- _AIM_
Beneath this instruction is a block of data; output from it exactly the lines that run from the one containing "Write a web" through the one containing "const upperWhisker = [76, 13];", inclusive.

--- Start of SUPPLIED RECORDS ---

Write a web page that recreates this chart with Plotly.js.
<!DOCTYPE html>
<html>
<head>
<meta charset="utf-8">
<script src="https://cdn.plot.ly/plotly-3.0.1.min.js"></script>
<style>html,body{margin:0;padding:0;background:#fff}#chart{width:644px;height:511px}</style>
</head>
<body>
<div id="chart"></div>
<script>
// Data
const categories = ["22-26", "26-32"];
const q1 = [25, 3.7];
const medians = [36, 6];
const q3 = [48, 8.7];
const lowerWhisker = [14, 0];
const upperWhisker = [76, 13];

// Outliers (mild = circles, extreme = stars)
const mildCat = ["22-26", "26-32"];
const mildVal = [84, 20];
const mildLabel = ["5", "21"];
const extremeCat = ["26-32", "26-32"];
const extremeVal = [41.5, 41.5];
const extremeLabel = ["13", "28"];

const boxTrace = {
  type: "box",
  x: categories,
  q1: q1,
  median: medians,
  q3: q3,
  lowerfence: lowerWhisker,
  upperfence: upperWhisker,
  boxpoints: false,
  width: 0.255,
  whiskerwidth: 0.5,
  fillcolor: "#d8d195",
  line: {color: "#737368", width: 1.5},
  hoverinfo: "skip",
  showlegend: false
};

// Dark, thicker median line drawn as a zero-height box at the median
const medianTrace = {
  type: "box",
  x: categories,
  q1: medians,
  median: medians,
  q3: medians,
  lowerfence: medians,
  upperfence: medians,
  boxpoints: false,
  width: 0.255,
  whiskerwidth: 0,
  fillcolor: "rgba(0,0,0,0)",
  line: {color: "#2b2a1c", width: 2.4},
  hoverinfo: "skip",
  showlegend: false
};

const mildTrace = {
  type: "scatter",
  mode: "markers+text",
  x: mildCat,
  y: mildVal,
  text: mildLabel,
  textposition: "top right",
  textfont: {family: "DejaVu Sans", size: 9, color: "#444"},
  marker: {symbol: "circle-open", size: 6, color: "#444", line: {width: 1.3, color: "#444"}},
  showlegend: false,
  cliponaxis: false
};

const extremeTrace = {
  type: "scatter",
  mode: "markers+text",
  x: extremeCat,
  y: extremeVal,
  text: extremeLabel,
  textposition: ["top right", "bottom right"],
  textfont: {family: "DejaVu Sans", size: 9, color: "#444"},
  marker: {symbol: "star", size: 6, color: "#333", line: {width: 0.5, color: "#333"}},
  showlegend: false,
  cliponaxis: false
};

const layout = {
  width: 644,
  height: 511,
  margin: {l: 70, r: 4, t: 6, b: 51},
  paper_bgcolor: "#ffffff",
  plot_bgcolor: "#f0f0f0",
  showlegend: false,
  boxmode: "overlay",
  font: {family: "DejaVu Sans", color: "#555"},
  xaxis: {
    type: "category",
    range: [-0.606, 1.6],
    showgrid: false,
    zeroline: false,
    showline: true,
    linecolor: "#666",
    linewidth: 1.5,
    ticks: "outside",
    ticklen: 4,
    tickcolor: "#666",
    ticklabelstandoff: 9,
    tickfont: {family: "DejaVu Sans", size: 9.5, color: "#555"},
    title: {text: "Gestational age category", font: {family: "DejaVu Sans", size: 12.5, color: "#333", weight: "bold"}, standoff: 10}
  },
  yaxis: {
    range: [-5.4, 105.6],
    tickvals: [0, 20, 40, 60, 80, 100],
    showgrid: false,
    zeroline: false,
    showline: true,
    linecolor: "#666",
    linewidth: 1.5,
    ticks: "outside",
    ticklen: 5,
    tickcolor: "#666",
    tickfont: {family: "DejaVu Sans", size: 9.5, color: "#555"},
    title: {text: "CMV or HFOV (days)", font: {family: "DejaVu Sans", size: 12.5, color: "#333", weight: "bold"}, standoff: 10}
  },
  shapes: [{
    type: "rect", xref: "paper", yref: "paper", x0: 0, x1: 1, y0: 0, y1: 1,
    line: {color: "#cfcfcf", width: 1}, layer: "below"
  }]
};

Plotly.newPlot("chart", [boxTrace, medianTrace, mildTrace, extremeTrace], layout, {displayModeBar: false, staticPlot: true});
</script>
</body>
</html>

--- End of SUPPLIED RECORDS ---
--- Start of SUPPLIED RECORDS ---

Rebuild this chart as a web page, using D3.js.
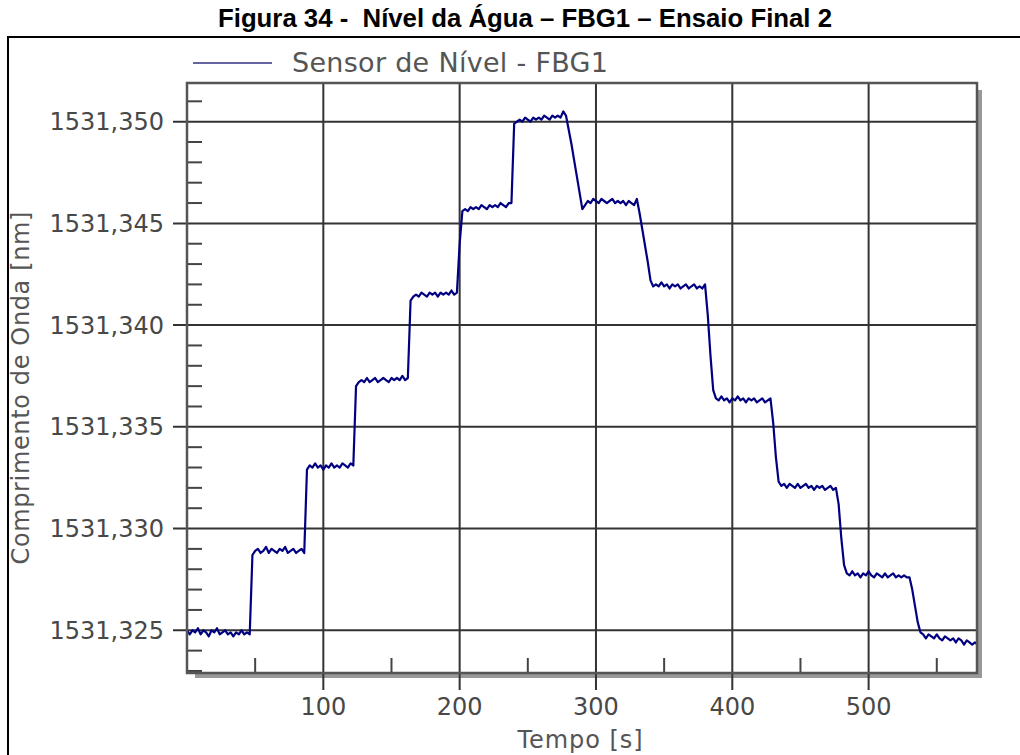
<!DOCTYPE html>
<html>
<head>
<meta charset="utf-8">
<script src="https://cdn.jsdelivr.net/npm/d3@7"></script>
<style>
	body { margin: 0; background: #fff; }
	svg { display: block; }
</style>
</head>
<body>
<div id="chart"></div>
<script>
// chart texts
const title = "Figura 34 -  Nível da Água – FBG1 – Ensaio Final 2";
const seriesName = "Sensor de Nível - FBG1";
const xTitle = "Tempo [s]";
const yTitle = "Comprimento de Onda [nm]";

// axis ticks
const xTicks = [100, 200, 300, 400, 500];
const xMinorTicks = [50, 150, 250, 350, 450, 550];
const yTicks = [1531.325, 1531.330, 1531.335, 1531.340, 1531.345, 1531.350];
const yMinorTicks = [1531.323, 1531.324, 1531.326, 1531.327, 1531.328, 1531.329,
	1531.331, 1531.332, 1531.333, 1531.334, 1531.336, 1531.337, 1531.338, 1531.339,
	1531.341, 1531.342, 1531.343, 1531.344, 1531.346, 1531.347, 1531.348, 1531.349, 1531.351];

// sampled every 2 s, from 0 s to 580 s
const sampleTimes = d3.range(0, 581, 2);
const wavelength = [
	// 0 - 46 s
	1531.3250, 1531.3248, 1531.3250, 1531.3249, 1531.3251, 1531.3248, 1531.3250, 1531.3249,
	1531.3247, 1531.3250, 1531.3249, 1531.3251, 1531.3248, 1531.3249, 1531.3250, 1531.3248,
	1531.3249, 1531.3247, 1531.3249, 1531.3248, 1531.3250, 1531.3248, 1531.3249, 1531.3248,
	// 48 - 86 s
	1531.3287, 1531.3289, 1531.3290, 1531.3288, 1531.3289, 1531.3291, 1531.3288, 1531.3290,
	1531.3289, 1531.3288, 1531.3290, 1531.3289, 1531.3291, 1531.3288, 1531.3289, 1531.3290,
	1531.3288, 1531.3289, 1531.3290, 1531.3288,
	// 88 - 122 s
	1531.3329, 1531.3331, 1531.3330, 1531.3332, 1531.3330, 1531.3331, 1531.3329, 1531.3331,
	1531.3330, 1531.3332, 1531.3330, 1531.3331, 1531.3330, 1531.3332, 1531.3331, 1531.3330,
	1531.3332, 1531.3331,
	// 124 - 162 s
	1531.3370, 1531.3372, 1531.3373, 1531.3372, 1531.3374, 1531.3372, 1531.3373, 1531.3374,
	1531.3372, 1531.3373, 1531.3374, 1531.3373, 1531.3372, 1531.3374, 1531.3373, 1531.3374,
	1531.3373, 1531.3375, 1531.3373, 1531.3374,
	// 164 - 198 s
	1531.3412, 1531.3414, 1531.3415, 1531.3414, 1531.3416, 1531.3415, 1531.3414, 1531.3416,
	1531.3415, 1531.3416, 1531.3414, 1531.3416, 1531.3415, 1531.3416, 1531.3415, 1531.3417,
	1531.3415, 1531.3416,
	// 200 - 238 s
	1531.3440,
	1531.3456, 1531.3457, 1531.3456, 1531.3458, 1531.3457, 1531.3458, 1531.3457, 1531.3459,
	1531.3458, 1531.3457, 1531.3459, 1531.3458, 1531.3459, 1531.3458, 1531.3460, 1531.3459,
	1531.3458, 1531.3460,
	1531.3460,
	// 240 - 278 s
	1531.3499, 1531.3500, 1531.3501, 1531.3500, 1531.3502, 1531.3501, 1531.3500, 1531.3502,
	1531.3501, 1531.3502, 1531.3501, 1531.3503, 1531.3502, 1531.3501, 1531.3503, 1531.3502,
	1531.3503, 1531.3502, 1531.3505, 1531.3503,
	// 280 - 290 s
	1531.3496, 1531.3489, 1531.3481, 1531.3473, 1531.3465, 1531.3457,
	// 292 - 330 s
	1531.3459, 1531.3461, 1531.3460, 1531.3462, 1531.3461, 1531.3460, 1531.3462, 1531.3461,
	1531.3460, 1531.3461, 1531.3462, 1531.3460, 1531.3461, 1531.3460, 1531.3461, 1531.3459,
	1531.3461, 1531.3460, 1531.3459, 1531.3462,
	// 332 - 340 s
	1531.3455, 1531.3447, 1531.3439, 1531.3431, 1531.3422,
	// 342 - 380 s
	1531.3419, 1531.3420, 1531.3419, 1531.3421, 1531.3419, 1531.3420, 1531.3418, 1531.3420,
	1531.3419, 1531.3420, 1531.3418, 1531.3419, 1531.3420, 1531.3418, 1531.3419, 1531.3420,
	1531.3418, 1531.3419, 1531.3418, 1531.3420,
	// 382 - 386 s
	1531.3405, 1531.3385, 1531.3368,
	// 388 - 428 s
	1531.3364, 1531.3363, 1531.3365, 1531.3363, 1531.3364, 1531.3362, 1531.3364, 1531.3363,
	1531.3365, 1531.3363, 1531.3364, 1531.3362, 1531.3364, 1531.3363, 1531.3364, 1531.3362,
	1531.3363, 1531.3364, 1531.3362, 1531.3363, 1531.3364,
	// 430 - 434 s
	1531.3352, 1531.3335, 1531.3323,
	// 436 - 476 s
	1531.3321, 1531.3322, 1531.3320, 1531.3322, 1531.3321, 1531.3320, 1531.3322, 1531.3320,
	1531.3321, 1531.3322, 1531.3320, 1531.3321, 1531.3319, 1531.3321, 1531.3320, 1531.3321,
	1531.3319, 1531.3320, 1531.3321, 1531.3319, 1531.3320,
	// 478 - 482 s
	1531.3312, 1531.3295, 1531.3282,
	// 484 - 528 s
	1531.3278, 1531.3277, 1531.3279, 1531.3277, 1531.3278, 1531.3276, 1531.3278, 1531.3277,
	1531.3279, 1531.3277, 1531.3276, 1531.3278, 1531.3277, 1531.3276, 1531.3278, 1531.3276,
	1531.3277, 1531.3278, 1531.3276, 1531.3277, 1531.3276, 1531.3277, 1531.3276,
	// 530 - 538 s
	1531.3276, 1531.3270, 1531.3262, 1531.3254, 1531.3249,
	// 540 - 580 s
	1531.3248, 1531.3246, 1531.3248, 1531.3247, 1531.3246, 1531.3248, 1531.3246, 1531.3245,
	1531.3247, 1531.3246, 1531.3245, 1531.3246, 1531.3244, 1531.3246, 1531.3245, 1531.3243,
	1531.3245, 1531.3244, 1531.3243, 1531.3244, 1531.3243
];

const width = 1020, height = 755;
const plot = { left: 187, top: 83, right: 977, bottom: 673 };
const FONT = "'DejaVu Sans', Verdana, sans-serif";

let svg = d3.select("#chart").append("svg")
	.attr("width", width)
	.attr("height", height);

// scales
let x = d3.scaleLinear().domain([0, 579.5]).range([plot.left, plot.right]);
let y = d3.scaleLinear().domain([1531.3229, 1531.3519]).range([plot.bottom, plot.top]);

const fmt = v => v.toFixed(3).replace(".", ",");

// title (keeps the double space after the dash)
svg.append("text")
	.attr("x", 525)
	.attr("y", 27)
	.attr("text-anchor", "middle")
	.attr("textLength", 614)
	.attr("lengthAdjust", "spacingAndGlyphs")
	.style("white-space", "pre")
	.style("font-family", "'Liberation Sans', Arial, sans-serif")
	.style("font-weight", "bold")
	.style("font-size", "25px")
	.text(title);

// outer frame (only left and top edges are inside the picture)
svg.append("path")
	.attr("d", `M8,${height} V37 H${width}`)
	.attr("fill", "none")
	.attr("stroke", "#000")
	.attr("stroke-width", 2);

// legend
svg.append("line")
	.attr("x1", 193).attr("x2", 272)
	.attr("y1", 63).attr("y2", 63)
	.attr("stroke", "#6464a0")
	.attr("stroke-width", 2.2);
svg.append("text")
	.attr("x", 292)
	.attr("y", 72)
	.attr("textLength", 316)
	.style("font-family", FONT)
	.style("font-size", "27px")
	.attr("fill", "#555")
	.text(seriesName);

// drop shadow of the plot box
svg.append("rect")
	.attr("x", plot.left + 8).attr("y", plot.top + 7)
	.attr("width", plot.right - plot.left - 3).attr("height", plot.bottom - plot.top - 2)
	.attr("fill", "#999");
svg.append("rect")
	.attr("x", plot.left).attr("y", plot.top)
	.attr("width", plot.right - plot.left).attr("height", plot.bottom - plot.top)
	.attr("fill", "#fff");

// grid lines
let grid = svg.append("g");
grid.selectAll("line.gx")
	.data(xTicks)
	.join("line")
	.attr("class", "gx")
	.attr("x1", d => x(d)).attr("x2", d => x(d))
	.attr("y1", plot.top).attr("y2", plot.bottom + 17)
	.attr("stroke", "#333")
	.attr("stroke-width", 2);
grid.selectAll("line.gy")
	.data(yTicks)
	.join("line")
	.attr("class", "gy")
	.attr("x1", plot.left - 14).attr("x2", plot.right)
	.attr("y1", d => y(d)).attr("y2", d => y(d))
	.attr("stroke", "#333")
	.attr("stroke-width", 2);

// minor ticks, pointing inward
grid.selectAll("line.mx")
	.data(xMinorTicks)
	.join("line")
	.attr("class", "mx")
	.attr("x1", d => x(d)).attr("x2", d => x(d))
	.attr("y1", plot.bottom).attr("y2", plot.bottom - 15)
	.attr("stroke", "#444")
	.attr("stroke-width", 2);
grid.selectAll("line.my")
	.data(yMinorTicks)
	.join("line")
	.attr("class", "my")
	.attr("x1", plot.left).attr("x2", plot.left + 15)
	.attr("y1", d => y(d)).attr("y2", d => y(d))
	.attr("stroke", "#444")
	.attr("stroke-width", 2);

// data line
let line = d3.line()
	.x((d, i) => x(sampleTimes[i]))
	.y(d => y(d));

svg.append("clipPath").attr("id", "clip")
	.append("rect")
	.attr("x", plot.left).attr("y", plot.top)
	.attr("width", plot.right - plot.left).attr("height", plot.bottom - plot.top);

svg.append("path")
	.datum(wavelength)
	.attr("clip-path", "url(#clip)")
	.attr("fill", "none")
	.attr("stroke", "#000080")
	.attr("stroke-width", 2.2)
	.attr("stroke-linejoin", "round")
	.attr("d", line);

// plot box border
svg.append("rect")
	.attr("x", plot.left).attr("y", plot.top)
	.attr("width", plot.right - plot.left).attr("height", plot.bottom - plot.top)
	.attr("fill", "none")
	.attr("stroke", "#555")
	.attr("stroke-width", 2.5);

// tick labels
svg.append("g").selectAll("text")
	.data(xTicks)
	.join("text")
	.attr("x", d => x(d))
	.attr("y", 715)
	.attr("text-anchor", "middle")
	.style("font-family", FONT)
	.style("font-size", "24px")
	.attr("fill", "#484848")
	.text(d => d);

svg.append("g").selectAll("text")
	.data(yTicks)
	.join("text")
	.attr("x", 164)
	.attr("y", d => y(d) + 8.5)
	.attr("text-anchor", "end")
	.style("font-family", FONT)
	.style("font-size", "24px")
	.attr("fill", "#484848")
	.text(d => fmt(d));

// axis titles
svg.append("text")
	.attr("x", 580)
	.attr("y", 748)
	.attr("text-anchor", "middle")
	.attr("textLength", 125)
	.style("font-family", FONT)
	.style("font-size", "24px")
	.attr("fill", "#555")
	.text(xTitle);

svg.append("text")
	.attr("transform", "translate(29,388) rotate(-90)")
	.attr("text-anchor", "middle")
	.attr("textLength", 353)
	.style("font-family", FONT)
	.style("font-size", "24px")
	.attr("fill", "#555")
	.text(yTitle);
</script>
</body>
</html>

--- End of SUPPLIED RECORDS ---

- _FINAL ANSWER_
Write a web page that recreates this chart with Plotly.js.
<!DOCTYPE html>
<html>
<head>
<meta charset="utf-8">
<script src="https://cdn.plot.ly/plotly-3.0.1.min.js"></script>
<style>html,body{margin:0;padding:0;background:#fff}#chart{width:644px;height:511px}</style>
</head>
<body>
<div id="chart"></div>
<script>
// Data
const categories = ["22-26", "26-32"];
const q1 = [25, 3.7];
const medians = [36, 6];
const q3 = [48, 8.7];
const lowerWhisker = [14, 0];
const upperWhisker = [76, 13];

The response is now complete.